The film kicks off with a teenage boy beaten to death by two thugs in the hallway of the top floor. Smith tries to help but receives a beating for her troubles and when the police ask for witnesses she, along with the other residents, deny any knowledge to keep themselves safe. We then cut to three months later and the residents wake to find a sniper has them pinned down from an adjacent building. From here the limits of credibility are stretched. Somehow the sniper has found the time, in just a few hours, to rig the building with booby traps and, of course, knock out cell-phone coverage.
The tenants come up with various plans to escape their predicament but never think of the more obvious ideas like writing a message on a bedsheet and hanging it from a window.
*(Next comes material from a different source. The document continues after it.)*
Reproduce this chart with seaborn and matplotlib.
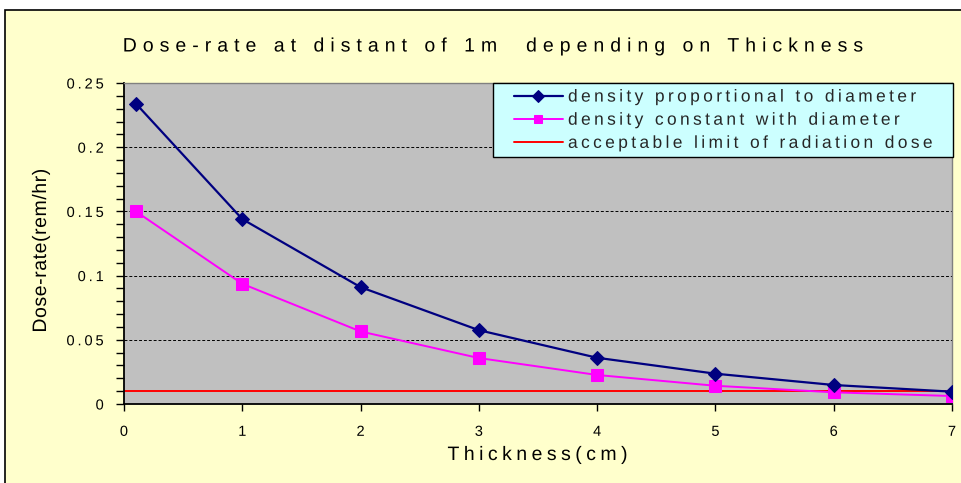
import matplotlib
matplotlib.use("Agg")
import numpy as np
import matplotlib.pyplot as plt
from matplotlib.patches import Rectangle
from matplotlib.ticker import MultipleLocator
from matplotlib.patheffects import AbstractPathEffect
from matplotlib.path import Path
from matplotlib.lines import Line2D
from matplotlib.legend_handler import HandlerLine2D
import seaborn as sns
import pandas as pd

# ---- data ----
thickness = [0.1, 1, 2, 3, 4, 5, 6, 7]
dose_proportional = [0.234, 0.144, 0.091, 0.0575, 0.036, 0.0236, 0.0148, 0.0096]
dose_constant = [0.150, 0.0936, 0.0565, 0.0358, 0.0226, 0.0142, 0.0091, 0.0062]
limit_x = [0, 1, 2, 3, 4, 5, 6, 7]
limit_y = [0.01, 0.01, 0.01, 0.01, 0.01, 0.01, 0.01, 0.01]
x_ticks = [0, 1, 2, 3, 4, 5, 6, 7]
y_ticks = [0, 0.05, 0.1, 0.15, 0.2, 0.25]
y_ticklabels = ["0", "0.05", "0.1", "0.15", "0.2", "0.25"]
labels = ["density proportional to diameter",
          "density constant with diameter",
          "acceptable limit of radiation dose"]
title = "Dose-rate at distant of 1m  depending on Thickness"
xlabel = "Thickness(cm)"
ylabel = "Dose-rate(rem/hr)"


class LetterSpacing(AbstractPathEffect):
    """Draw text glyphs with extra tracking (letter spacing)."""

    def __init__(self, spacing_em, align=0.5):
        super().__init__()
        self.sp = spacing_em * 100.0
        self.align = align

    def draw_path(self, renderer, gc, tpath, affine, rgbFace=None):
        codes = tpath.codes
        if codes is None or len(tpath.vertices) == 0:
            renderer.draw_path(gc, tpath, affine, rgbFace)
            return
        verts = np.array(tpath.vertices, dtype=float)
        codes = np.asarray(codes)
        starts = list(np.where(codes == Path.MOVETO)[0]) + [len(verts)]
        conts = []
        for a, b in zip(starts[:-1], starts[1:]):
            m = (codes[a:b] != Path.CLOSEPOLY) & (codes[a:b] != Path.STOP)
            xs = verts[a:b, 0][m]
            if len(xs) == 0:
                continue
            conts.append([a, b, xs.min(), xs.max()])
        conts.sort(key=lambda c: c[2])
        clusters = []
        for c in conts:
            if clusters and c[2] <= clusters[-1]["x1"] + 0.5:
                clusters[-1]["items"].append(c)
                clusters[-1]["x1"] = max(clusters[-1]["x1"], c[3])
            else:
                clusters.append({"items": [c], "x0": c[2], "x1": c[3]})
        shift = 0.0
        for i, cl in enumerate(clusters):
            if i > 0:
                gap = cl["x0"] - clusters[i - 1]["x1"]
                shift += self.sp
                if gap > 22:
                    shift += self.sp * max(1, round((gap - 8) / 28))
            for c in cl["items"]:
                verts[c[0]:c[1], 0] += shift
        verts[:, 0] -= self.align * shift
        renderer.draw_path(gc, Path(verts, codes), affine, rgbFace)


sns.set_theme(style="white")
plt.rcParams['font.family'] = ['Liberation Sans', 'DejaVu Sans']

fig = plt.figure(figsize=(9.62, 4.83), dpi=100)
fig.patch.set_facecolor("white")
fig.patches.append(Rectangle((5 / 962, -0.01), 1.0, 1 - 9.5 / 483 + 0.01,
                             transform=fig.transFigure, facecolor="#ffffcc",
                             edgecolor="black", linewidth=1.2, zorder=-10))

ax = fig.add_axes([124 / 962, 1 - 404 / 483, (952 - 124) / 962, (404 - 83) / 483])
ax.set_facecolor("#c0c0c0")

df1 = pd.DataFrame({"x": thickness, "y": dose_proportional})
df2 = pd.DataFrame({"x": thickness, "y": dose_constant})
df3 = pd.DataFrame({"x": limit_x, "y": limit_y})

sns.lineplot(data=df1, x="x", y="y", ax=ax, color="#000080", marker="D",
             markersize=7, markeredgecolor="#000080", linewidth=1.6,
             label=labels[0], zorder=4)
sns.lineplot(data=df2, x="x", y="y", ax=ax, color="#ff00ff", marker="s",
             markersize=9, markeredgecolor="#ff00ff", linewidth=1.4,
             label=labels[1], zorder=3)
sns.lineplot(data=df3, x="x", y="y", ax=ax, color="#ff0000", linewidth=1.4,
             label=labels[2], zorder=2)

ax.set_xlim(0, 7)
ax.set_ylim(0, 0.25)
ax.set_xticks(x_ticks)
ax.set_xticklabels([str(t) for t in x_ticks], fontsize=10.5)
ax.set_yticks(y_ticks)
ax.set_yticklabels(y_ticklabels, fontsize=10.5)
ax.yaxis.set_minor_locator(MultipleLocator(0.01))
ax.tick_params(axis="x", which="major", direction="out", length=5, width=1,
               color="black", labelcolor="black", bottom=True, pad=10)
ax.tick_params(axis="y", which="major", direction="out", length=6, width=1,
               color="black", labelcolor="black", left=True, pad=8.5)
ax.tick_params(axis="y", which="minor", direction="out", length=6, width=1,
               color="black", left=True)
for t in ax.get_xticklabels():
    t.set_path_effects([LetterSpacing(0.2, 0.5)])
for t in ax.get_yticklabels():
    t.set_path_effects([LetterSpacing(0.2, 1.0)])

ax.grid(axis="y", which="major", color="black", linestyle=(0, (3, 2)), linewidth=0.7)
ax.set_axisbelow(True)

for s in ["left", "bottom"]:
    ax.spines[s].set_color("black")
    ax.spines[s].set_linewidth(1.3)
for s in ["top", "right"]:
    ax.spines[s].set_color("#808080")
    ax.spines[s].set_linewidth(1.0)

xl = ax.set_xlabel(xlabel, fontsize=14, color="black")
xl.set_path_effects([LetterSpacing(0.23, 0.5)])
ax.xaxis.set_label_coords(0.5, -(447 - 404) / 321)
yl = ax.set_ylabel(ylabel, fontsize=14, color="black")
yl.set_path_effects([LetterSpacing(0.03, 0.5)])
ax.yaxis.set_label_coords(-(124 - 50) / 828, (404 - 250) / 321)

tt = fig.text(494.5 / 962, 1 - 47 / 483, title, ha="center", va="center",
              fontsize=14, color="black")
tt.set_path_effects([LetterSpacing(0.31, 0.5)])

fs_leg = 12.5
leg = ax.legend(loc="upper right",
                bbox_to_anchor=((493 - 124) / 828, 0, (953 - 493) / 828, 1.0),
                mode="expand", fontsize=fs_leg, frameon=True, fancybox=False,
                borderaxespad=0, handlelength=3.65, borderpad=0.37,
                labelspacing=0.46, handletextpad=0.3,
                handler_map={Line2D: HandlerLine2D(xpad=0.84)})
leg.get_frame().set_facecolor("#ccffff")
leg.get_frame().set_edgecolor("black")
leg.get_frame().set_linewidth(1.0)
leg.get_frame().set_alpha(1.0)
for h in leg.legend_handles:
    h.set_markersize(6)
for t in leg.get_texts():
    t.set_path_effects([LetterSpacing(0.195, 0.0)])

fig.savefig("out.png", dpi=100, facecolor=fig.get_facecolor())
They consistently talk about how nobody will ever find them as though they were on a remote island in the Pacific rather than in the middle of the largest city in Europe.
Along the way we get several twists and turns resulting in an awkwardly handled final reveal of the sniper's identity. Like most British films, the movie's strongest point is it's performances. O'Connell is particularly enjoyable as a chav version of Precinct 13's Napoleon Wilson. The central idea had potential but it seems co-directors Nunn and Thompson lack the ingenuity to pull it off. If Carpenter's film is a smooth ride in an elevator, this is a tough slog up the stairs. Take the lift.